**Required work:** Skip the pictures and quote all of the lines exactly.

** Begin Collected data **

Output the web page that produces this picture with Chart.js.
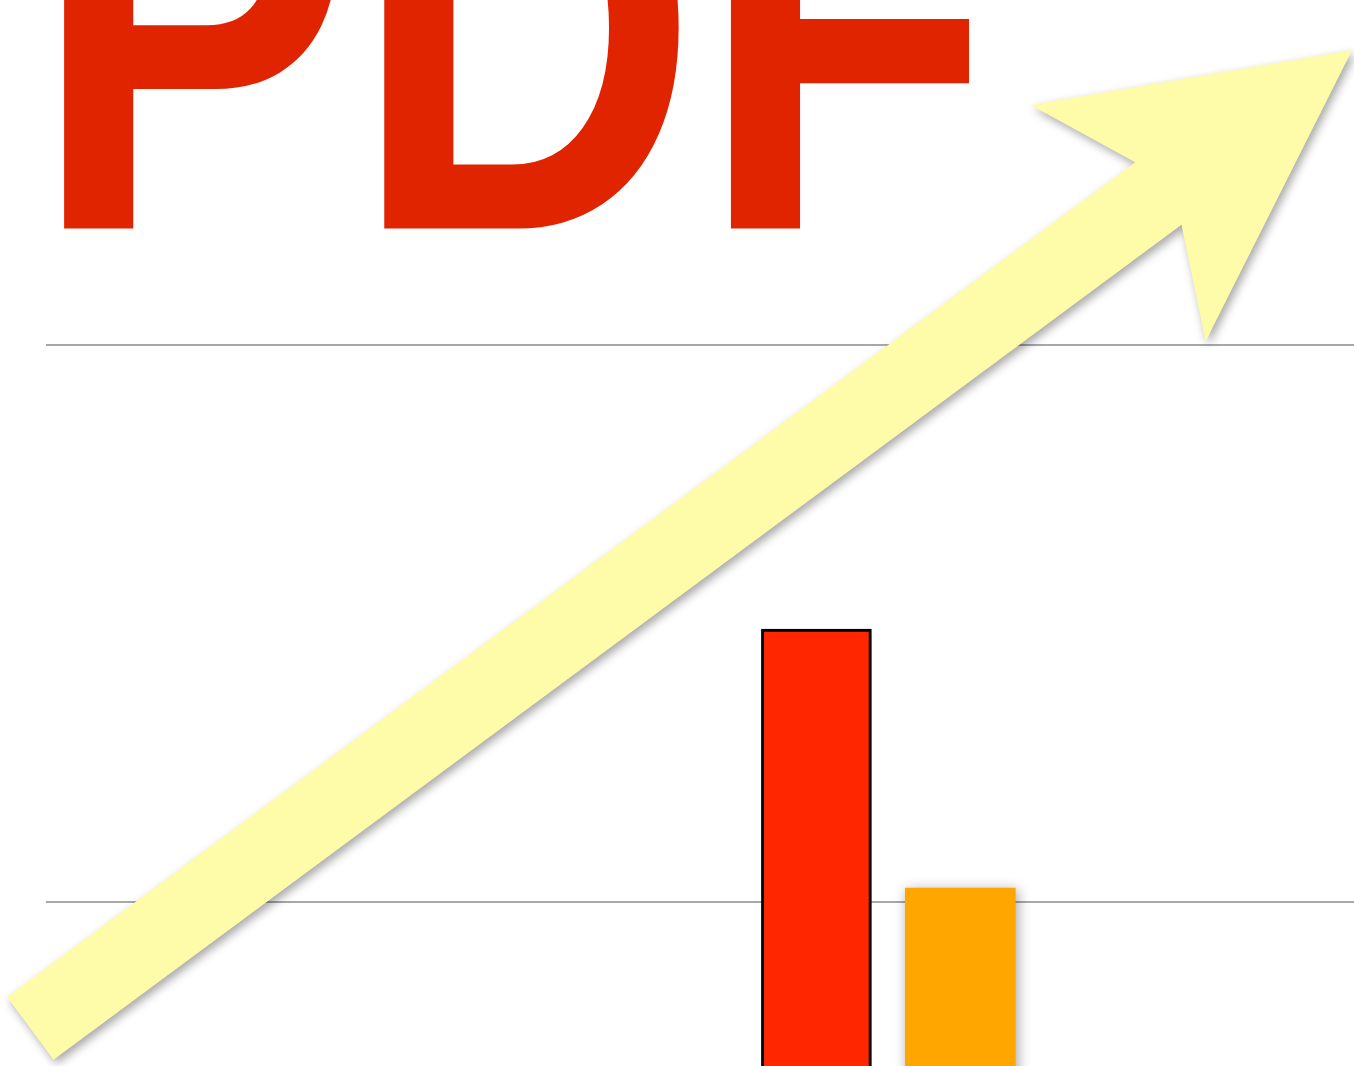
<!DOCTYPE html>
<html>
<head>
<meta charset="utf-8">
<script src="https://cdn.jsdelivr.net/npm/chart.js@4.4.1/dist/chart.umd.min.js"></script>
<style>
  html, body { margin: 0; padding: 0; background: #ffffff; overflow: hidden; }
  #wrap { position: relative; width: 1354px; height: 1066px; }
  #title {
    position: absolute; left: 32px; top: -177px; margin: 0;
    font-family: "Liberation Sans", Arial, sans-serif; font-weight: bold;
    font-size: 480px; line-height: 1; color: #E02400; white-space: nowrap;
    letter-spacing: 0; z-index: 0;
    transform: scale(1, 1.2); transform-origin: 0 408px;
  }
  #box { position: absolute; left: 0; top: 0; width: 1354px; height: 1066px; z-index: 1; }
</style>
</head>
<body>
<div id="wrap">
  <div id="title">PDF</div>
  <div id="box"><canvas id="c"></canvas></div>
</div>
<script>
// ---- data ----
const categories = ['A', 'B'];
const barPositions = [58.9, 69.9];      // x values on the linear x axis
const barValues = [29.8, 20.5];         // y values
const gridValues = [20, 40];            // gridline values
const xRange = [0, 100];
const yRange = [14.11, 52.39];
const arrowStart = [-1.2, 15.46];       // trend arrow tail (x, y)
const arrowEnd = [99.85, 50.59];        // trend arrow tip (x, y)

const barColors = ['#FF2600', '#FFA600'];
const barBorderColors = ['#000000', 'rgba(0,0,0,0)'];
const barBorderWidths = [3, 0];

const shadowPlugin = {
  id: 'shadows',
  beforeDatasetsDraw(chart) {
    const ctx = chart.ctx;
    ctx.save();
    ctx.shadowColor = 'rgba(0,0,0,0.35)';
    ctx.shadowBlur = 12;
    ctx.shadowOffsetX = 2;
    ctx.shadowOffsetY = 2;
  },
  afterDatasetsDraw(chart) {
    chart.ctx.restore();
    const ctx = chart.ctx;
    const xs = chart.scales.x, ys = chart.scales.y;
    const S = { x: xs.getPixelForValue(arrowStart[0]), y: ys.getPixelForValue(arrowStart[1]) };
    const T = { x: xs.getPixelForValue(arrowEnd[0]), y: ys.getPixelForValue(arrowEnd[1]) };
    const dx = T.x - S.x, dy = T.y - S.y, L = Math.hypot(dx, dy);
    const u = { x: dx / L, y: dy / L };
    const n = { x: -u.y, y: u.x };
    const hw = 39, headLen = 291, headHalf = 147, notch = 241;
    const P = (base, a, b) => ({ x: base.x + u.x * a + n.x * b, y: base.y + u.y * a + n.y * b });
    const pts = [
      P(S, 0, hw), P(T, -notch, hw), P(T, -headLen, headHalf), T,
      P(T, -headLen, -headHalf), P(T, -notch, -hw), P(S, 0, -hw)
    ];
    ctx.save();
    ctx.shadowColor = 'rgba(0,0,0,0.35)';
    ctx.shadowBlur = 10;
    ctx.shadowOffsetX = 3;
    ctx.shadowOffsetY = 4;
    ctx.fillStyle = '#FFFCA9';
    ctx.beginPath();
    ctx.moveTo(pts[0].x, pts[0].y);
    for (let i = 1; i < pts.length; i++) ctx.lineTo(pts[i].x, pts[i].y);
    ctx.closePath();
    ctx.fill();
    ctx.restore();
  }
};

new Chart(document.getElementById('c'), {
  type: 'bar',
  data: {
    labels: categories,
    datasets: [{
      data: barPositions.map((x, i) => ({ x: x, y: barValues[i] })),
      backgroundColor: barColors,
      borderColor: barBorderColors,
      borderWidth: barBorderWidths,
      borderSkipped: false,
      barThickness: 110
    }]
  },
  options: {
    responsive: true,
    maintainAspectRatio: false,
    animation: false,
    layout: { padding: 0 },
    plugins: { legend: { display: false }, tooltip: { enabled: false }, title: { display: false } },
    scales: {
      x: {
        type: 'linear', min: xRange[0], max: xRange[1], offset: false,
        display: false, grid: { display: false, offset: false }
      },
      y: {
        min: yRange[0], max: yRange[1],
        afterBuildTicks: (axis) => { axis.ticks = gridValues.map(v => ({ value: v })); },
        afterFit: (axis) => { axis.width = 46; },
        ticks: { display: false },
        border: { display: false },
        grid: { color: '#A8A8A8', lineWidth: 2, drawTicks: false }
      }
    }
  },
  plugins: [shadowPlugin]
});
</script>
</body>
</html>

** End Collected data **

**The solution:**
Output the web page that produces this picture with Chart.js.
<!DOCTYPE html>
<html>
<head>
<meta charset="utf-8">
<script src="https://cdn.jsdelivr.net/npm/chart.js@4.4.1/dist/chart.umd.min.js"></script>
<style>
  html, body { margin: 0; padding: 0; background: #ffffff; overflow: hidden; }
  #wrap { position: relative; width: 1354px; height: 1066px; }
  #title {
    position: absolute; left: 32px; top: -177px; margin: 0;
    font-family: "Liberation Sans", Arial, sans-serif; font-weight: bold;
    font-size: 480px; line-height: 1; color: #E02400; white-space: nowrap;
    letter-spacing: 0; z-index: 0;
    transform: scale(1, 1.2); transform-origin: 0 408px;
  }
  #box { position: absolute; left: 0; top: 0; width: 1354px; height: 1066px; z-index: 1; }
</style>
</head>
<body>
<div id="wrap">
  <div id="title">PDF</div>
  <div id="box"><canvas id="c"></canvas></div>
</div>
<script>
// ---- data ----
const categories = ['A', 'B'];
const barPositions = [58.9, 69.9];      // x values on the linear x axis
const barValues = [29.8, 20.5];         // y values
const gridValues = [20, 40];            // gridline values
const xRange = [0, 100];
const yRange = [14.11, 52.39];
const arrowStart = [-1.2, 15.46];       // trend arrow tail (x, y)
const arrowEnd = [99.85, 50.59];        // trend arrow tip (x, y)

const barColors = ['#FF2600', '#FFA600'];
const barBorderColors = ['#000000', 'rgba(0,0,0,0)'];
const barBorderWidths = [3, 0];

const shadowPlugin = {
  id: 'shadows',
  beforeDatasetsDraw(chart) {
    const ctx = chart.ctx;
    ctx.save();
    ctx.shadowColor = 'rgba(0,0,0,0.35)';
    ctx.shadowBlur = 12;
    ctx.shadowOffsetX = 2;
    ctx.shadowOffsetY = 2;
  },
  afterDatasetsDraw(chart) {
    chart.ctx.restore();
    const ctx = chart.ctx;
    const xs = chart.scales.x, ys = chart.scales.y;
    const S = { x: xs.getPixelForValue(arrowStart[0]), y: ys.getPixelForValue(arrowStart[1]) };
    const T = { x: xs.getPixelForValue(arrowEnd[0]), y: ys.getPixelForValue(arrowEnd[1]) };
    const dx = T.x - S.x, dy = T.y - S.y, L = Math.hypot(dx, dy);
    const u = { x: dx / L, y: dy / L };
    const n = { x: -u.y, y: u.x };
    const hw = 39, headLen = 291, headHalf = 147, notch = 241;
    const P = (base, a, b) => ({ x: base.x + u.x * a + n.x * b, y: base.y + u.y * a + n.y * b });
    const pts = [
      P(S, 0, hw), P(T, -notch, hw), P(T, -headLen, headHalf), T,
      P(T, -headLen, -headHalf), P(T, -notch, -hw), P(S, 0, -hw)
    ];
    ctx.save();
    ctx.shadowColor = 'rgba(0,0,0,0.35)';
    ctx.shadowBlur = 10;
    ctx.shadowOffsetX = 3;
    ctx.shadowOffsetY = 4;
    ctx.fillStyle = '#FFFCA9';
    ctx.beginPath();
    ctx.moveTo(pts[0].x, pts[0].y);
    for (let i = 1; i < pts.length; i++) ctx.lineTo(pts[i].x, pts[i].y);
    ctx.closePath();
    ctx.fill();
    ctx.restore();
  }
};

new Chart(document.getElementById('c'), {
  type: 'bar',
  data: {
    labels: categories,
    datasets: [{
      data: barPositions.map((x, i) => ({ x: x, y: barValues[i] })),
      backgroundColor: barColors,
      borderColor: barBorderColors,
      borderWidth: barBorderWidths,
      borderSkipped: false,
      barThickness: 110
    }]
  },
  options: {
    responsive: true,
    maintainAspectRatio: false,
    animation: false,
    layout: { padding: 0 },
    plugins: { legend: { display: false }, tooltip: { enabled: false }, title: { display: false } },
    scales: {
      x: {
        type: 'linear', min: xRange[0], max: xRange[1], offset: false,
        display: false, grid: { display: false, offset: false }
      },
      y: {
        min: yRange[0], max: yRange[1],
        afterBuildTicks: (axis) => { axis.ticks = gridValues.map(v => ({ value: v })); },
        afterFit: (axis) => { axis.width = 46; },
        ticks: { display: false },
        border: { display: false },
        grid: { color: '#A8A8A8', lineWidth: 2, drawTicks: false }
      }
    }
  },
  plugins: [shadowPlugin]
});
</script>
</body>
</html>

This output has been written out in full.